## PROVIDED DATA
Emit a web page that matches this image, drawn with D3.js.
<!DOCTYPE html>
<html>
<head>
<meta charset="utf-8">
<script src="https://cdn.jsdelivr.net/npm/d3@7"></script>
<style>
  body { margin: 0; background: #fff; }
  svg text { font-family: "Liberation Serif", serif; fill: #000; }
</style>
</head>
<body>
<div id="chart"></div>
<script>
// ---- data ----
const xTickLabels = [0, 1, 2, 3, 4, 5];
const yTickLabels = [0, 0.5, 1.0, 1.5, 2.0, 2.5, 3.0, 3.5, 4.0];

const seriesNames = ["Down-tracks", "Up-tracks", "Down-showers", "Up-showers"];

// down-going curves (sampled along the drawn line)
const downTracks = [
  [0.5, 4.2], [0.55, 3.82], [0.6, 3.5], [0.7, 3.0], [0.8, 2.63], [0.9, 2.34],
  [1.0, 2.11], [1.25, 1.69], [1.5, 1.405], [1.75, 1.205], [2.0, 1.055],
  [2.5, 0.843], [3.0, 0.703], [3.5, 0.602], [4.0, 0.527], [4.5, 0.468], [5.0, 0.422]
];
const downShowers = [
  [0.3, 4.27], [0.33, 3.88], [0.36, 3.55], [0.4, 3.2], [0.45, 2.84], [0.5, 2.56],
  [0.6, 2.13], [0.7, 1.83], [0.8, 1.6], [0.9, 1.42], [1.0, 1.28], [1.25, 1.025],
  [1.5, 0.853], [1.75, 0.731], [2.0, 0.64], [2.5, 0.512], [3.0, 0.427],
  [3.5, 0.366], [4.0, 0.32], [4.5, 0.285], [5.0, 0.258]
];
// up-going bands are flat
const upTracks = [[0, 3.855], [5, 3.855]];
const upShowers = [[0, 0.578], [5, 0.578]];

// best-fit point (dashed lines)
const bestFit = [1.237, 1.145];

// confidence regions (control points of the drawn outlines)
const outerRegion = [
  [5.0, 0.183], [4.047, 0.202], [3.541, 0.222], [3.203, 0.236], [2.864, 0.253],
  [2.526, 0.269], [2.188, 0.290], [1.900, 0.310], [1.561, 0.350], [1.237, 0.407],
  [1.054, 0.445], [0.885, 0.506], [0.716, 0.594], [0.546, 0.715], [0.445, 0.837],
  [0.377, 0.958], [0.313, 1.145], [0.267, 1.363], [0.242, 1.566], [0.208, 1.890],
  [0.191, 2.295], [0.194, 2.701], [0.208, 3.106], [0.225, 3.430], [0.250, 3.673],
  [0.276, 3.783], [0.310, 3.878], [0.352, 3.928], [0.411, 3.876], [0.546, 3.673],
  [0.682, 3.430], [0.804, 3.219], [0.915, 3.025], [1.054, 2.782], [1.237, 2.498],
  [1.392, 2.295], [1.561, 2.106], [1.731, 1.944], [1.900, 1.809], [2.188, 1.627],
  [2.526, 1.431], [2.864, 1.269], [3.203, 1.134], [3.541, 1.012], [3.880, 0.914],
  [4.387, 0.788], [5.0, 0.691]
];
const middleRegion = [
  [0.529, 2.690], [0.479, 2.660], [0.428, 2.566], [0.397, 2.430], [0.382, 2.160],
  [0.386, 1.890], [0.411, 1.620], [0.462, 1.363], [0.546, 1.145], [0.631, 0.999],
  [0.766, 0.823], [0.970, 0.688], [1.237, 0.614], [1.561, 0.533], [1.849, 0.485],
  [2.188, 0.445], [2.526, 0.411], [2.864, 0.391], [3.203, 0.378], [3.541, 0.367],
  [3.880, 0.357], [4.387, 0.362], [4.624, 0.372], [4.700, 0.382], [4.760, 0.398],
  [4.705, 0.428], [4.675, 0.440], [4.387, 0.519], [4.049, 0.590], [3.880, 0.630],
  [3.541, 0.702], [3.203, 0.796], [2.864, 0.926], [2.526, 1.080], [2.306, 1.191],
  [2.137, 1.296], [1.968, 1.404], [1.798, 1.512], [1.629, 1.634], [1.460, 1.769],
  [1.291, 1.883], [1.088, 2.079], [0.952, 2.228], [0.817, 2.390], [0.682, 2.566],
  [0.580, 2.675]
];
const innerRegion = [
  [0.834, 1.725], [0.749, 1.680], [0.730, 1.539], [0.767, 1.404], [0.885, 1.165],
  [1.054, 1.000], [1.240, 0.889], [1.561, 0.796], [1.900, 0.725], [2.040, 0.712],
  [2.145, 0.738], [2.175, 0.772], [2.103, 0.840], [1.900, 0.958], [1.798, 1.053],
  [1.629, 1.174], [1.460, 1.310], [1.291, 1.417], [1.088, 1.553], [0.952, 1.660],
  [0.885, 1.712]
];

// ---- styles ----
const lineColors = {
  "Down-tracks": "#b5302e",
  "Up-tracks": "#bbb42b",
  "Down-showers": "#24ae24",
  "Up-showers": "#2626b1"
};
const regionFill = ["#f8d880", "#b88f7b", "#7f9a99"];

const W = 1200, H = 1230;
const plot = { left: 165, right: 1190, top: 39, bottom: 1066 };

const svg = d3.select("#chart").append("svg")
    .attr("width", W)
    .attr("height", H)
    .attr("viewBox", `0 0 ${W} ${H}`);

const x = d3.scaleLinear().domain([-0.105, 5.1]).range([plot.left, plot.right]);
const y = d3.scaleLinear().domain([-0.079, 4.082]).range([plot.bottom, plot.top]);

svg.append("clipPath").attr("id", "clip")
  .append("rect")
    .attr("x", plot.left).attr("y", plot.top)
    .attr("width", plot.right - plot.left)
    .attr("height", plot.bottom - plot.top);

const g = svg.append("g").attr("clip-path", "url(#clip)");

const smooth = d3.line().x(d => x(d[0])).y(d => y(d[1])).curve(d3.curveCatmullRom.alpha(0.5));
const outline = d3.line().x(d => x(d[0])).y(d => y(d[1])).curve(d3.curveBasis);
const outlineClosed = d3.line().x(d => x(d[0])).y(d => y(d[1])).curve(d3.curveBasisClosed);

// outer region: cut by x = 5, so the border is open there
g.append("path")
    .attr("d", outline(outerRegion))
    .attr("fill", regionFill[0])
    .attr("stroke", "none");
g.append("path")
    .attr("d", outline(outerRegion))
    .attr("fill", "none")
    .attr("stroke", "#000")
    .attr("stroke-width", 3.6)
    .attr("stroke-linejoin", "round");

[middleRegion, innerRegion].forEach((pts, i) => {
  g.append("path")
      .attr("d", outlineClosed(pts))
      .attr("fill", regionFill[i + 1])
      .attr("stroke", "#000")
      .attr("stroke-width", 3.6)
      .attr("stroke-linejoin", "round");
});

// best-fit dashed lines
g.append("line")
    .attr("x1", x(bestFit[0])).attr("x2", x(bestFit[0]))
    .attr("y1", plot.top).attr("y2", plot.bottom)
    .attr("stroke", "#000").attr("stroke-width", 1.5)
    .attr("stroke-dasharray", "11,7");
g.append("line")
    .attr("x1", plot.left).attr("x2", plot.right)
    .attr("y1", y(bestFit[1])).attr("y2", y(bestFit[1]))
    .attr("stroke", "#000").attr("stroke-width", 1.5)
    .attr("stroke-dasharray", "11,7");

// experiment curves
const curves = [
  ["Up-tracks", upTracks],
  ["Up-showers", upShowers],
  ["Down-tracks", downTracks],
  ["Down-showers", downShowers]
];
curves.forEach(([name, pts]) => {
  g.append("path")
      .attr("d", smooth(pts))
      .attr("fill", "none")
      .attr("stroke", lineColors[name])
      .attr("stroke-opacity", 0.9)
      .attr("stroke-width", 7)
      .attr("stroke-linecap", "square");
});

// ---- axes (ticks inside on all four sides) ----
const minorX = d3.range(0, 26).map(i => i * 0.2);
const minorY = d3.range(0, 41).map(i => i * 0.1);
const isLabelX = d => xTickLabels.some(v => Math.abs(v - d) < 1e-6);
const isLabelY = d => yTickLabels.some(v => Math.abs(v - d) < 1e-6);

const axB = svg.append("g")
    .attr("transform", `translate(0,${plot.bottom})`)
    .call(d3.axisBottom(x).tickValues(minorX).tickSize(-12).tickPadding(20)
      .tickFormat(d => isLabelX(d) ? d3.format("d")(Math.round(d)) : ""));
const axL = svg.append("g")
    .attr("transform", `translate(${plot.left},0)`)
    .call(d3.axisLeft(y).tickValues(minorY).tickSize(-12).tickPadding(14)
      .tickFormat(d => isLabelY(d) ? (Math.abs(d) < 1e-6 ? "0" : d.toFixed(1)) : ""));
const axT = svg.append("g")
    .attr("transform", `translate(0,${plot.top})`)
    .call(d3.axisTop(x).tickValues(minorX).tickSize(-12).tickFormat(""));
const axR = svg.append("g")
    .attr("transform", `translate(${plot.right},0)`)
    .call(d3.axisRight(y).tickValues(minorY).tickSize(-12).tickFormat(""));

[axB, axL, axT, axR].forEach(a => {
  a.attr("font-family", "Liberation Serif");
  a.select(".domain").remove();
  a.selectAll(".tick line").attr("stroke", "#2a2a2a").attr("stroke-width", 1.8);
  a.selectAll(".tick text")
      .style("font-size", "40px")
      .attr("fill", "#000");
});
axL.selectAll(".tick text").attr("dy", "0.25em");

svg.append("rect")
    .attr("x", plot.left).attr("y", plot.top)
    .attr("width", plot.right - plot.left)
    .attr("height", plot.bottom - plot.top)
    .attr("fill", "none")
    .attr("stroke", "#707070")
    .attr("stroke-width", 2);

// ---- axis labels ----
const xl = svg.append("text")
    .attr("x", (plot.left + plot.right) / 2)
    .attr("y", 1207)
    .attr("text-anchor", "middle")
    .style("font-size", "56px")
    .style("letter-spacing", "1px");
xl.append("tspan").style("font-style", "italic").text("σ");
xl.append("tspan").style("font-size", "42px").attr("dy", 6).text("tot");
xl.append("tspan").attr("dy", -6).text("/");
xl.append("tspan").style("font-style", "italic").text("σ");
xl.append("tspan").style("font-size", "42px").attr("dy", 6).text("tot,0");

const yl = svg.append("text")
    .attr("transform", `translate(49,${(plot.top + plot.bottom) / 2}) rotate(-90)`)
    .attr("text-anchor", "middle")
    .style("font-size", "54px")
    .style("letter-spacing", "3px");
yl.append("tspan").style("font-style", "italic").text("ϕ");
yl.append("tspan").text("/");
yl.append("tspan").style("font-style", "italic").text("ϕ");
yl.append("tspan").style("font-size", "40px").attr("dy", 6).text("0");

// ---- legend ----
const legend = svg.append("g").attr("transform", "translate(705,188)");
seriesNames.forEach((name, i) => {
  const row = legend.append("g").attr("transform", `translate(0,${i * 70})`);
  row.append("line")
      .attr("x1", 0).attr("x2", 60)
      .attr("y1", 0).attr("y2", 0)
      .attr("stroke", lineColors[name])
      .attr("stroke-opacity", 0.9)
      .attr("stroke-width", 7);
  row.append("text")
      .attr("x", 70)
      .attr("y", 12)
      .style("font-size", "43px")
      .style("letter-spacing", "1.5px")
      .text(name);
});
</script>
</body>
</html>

## WHAT THIS TASK INVOLVES
Restate word for word only the lines running from the beginning of the data to the line holding "3.0, 3.5, 4.0];", both included.

## RESULT OF THIS EXERCISE
Emit a web page that matches this image, drawn with D3.js.
<!DOCTYPE html>
<html>
<head>
<meta charset="utf-8">
<script src="https://cdn.jsdelivr.net/npm/d3@7"></script>
<style>
  body { margin: 0; background: #fff; }
  svg text { font-family: "Liberation Serif", serif; fill: #000; }
</style>
</head>
<body>
<div id="chart"></div>
<script>
// ---- data ----
const xTickLabels = [0, 1, 2, 3, 4, 5];
const yTickLabels = [0, 0.5, 1.0, 1.5, 2.0, 2.5, 3.0, 3.5, 4.0];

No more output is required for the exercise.